Leap Frogging Alphabet
In the past, Baidu has always seemed to copy the business model of Alphabet (NASDAQ:GOOG) (NASDAQ:GOOGL). The search business was a similar start to Google and the purchase of iQiyi always seemed to mirror Google’s acquisition of YouTube while the two giant economies haven’t taking similar paths.
The move into the video business hasn’t worked out to the same extent with iQiyi still struggling to even come close to generating profits. The further move into Smart Transportation and Intelligent Driving appeared to mirror the Waymo business of Alphabet, but Baidu has moved ahead of Alphabet as China appears far more aggressive in this area.

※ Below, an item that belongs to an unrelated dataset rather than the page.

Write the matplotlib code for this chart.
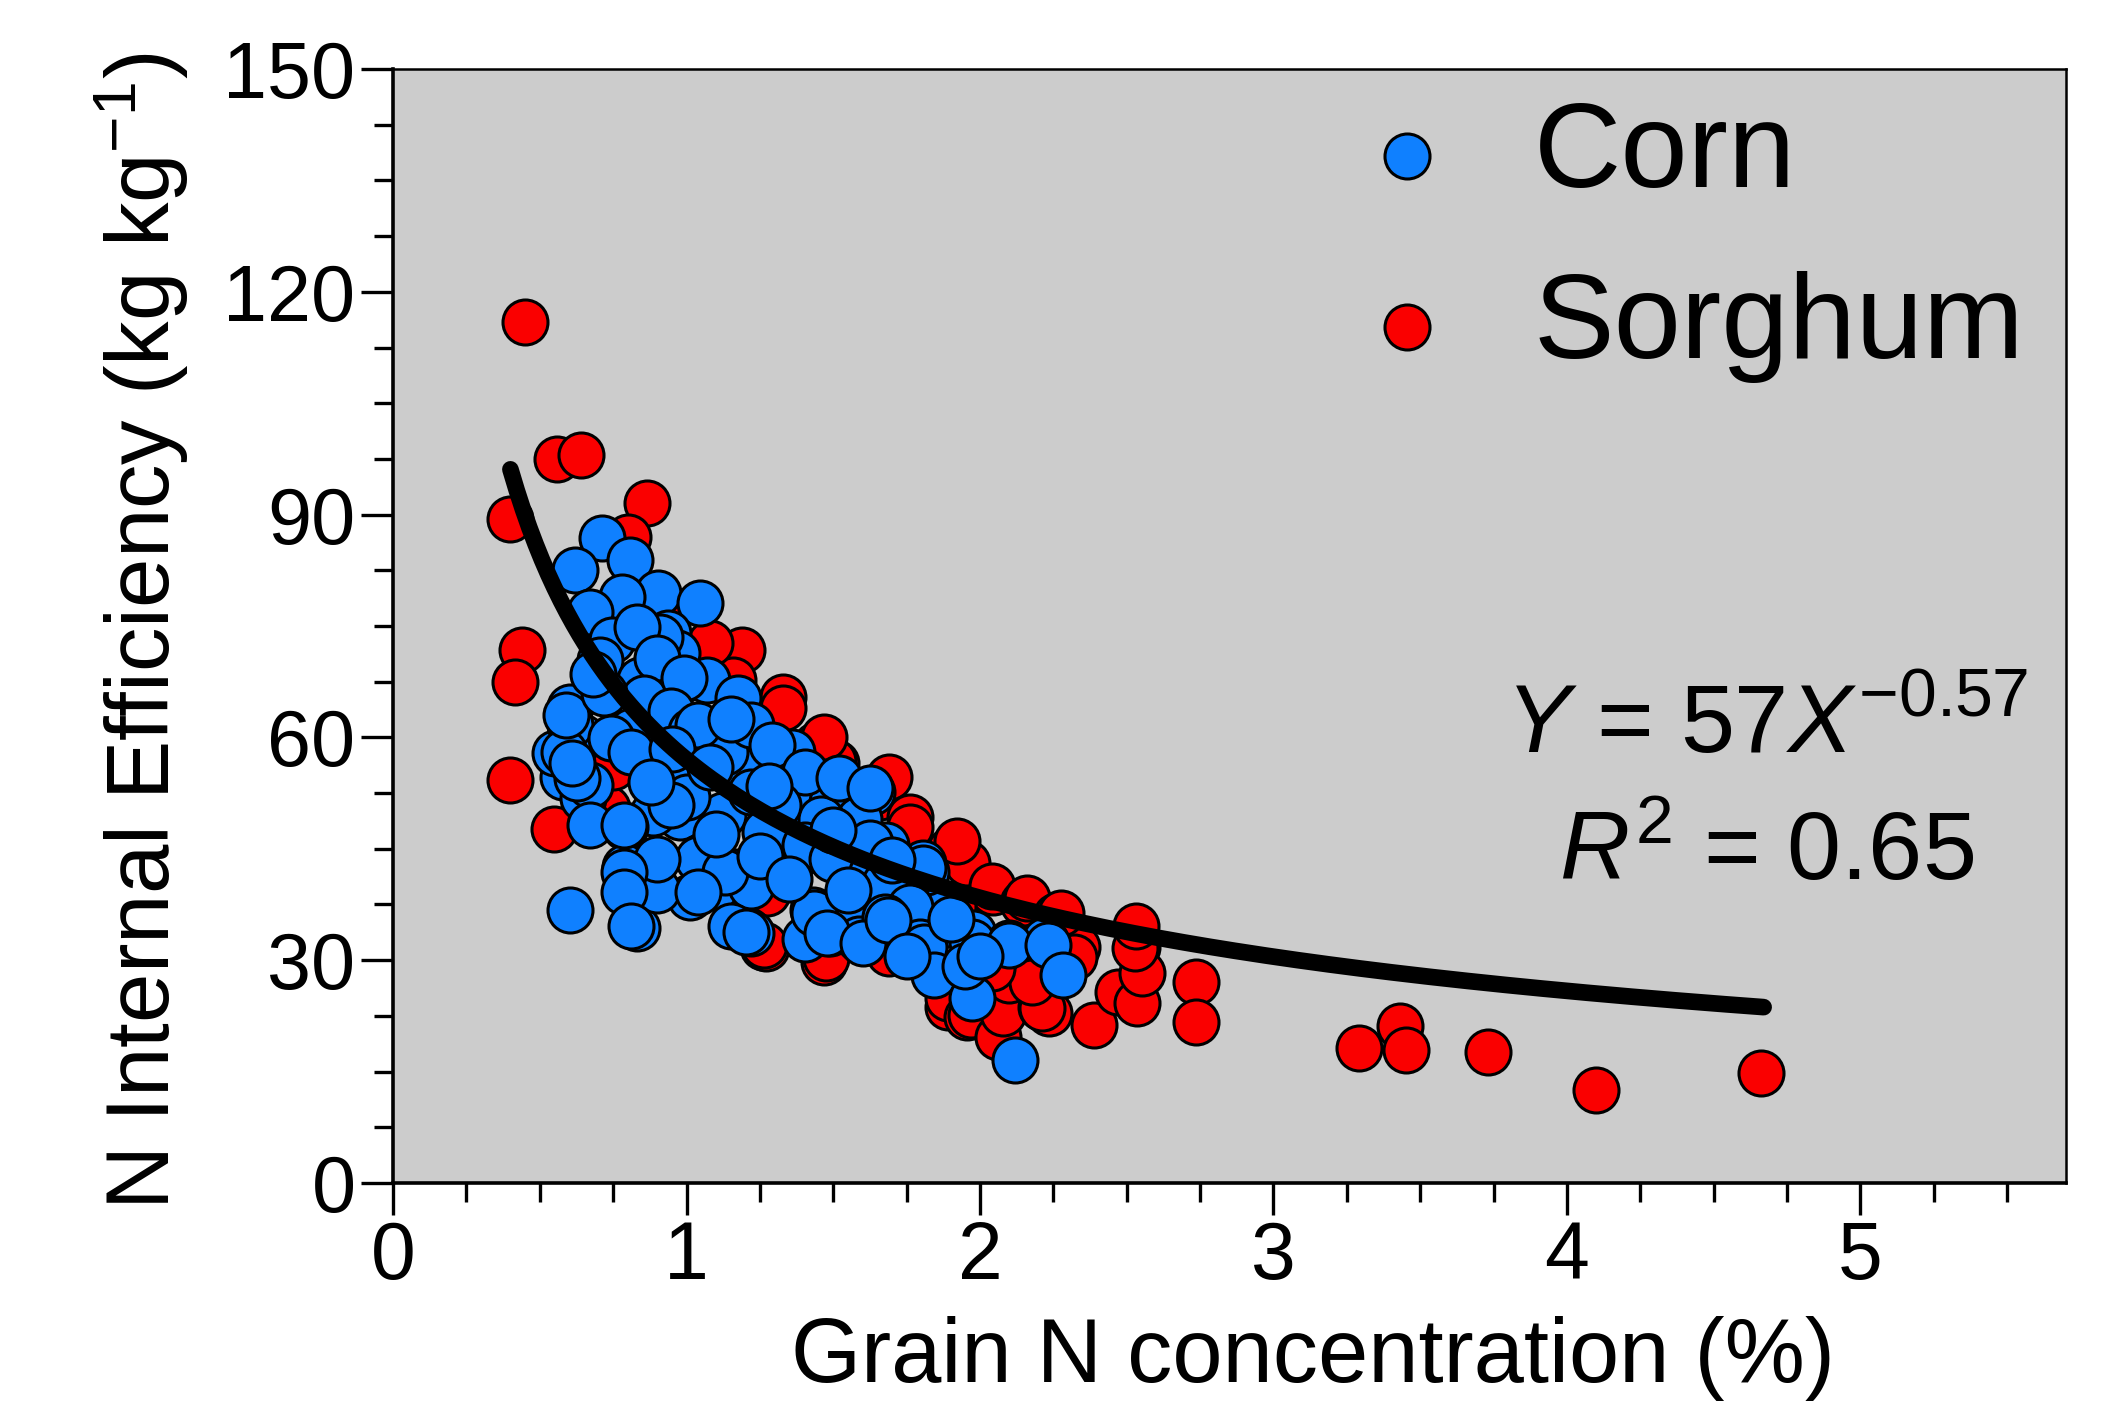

The Chinese tech giant is already moving aggressively forward with paying robotaxi customers and taking the next step of building vehicles while Waymo has suddenly lost a lot of their executive team.
Due to years of underperformance as Baidu has cycled from one promising business to another, the stock now trades at a far lower multiple to Alphabet. The U.S. tech giant now trades at 2x the forward P/S ratio of Baidu while the Chinese stock suddenly has promising growth ahead.
Baidu could easily close this gap with the growth in the AI business. On the backs of the EV business, the stock rose to over $350 where the P/S multiples were nearly equal for a brief moment.
As the CEO mentioned on the Q1 earnings call, the EV business isn’t the focus of the company. Baidu sees the EVs as the automotive technology of the day to implement the Apollo driving technology for autonomous cars and robotaxis. The company sees the technology as the distinguishing factor in the auto sector, not the manufacturing plants to build the vehicles.
The key investor takeaway is that Baidu remains a cheap Chinese tech stock. The company probably warrants the discount due to years of struggling with competitive threats in the search sector and a focus on businesses that have dinged margins. With execution in the AI sector and especially in Intelligent Driving, the stock is poised for multiple expansion in the next couple of years as revenue surges past conservative analyst estimates.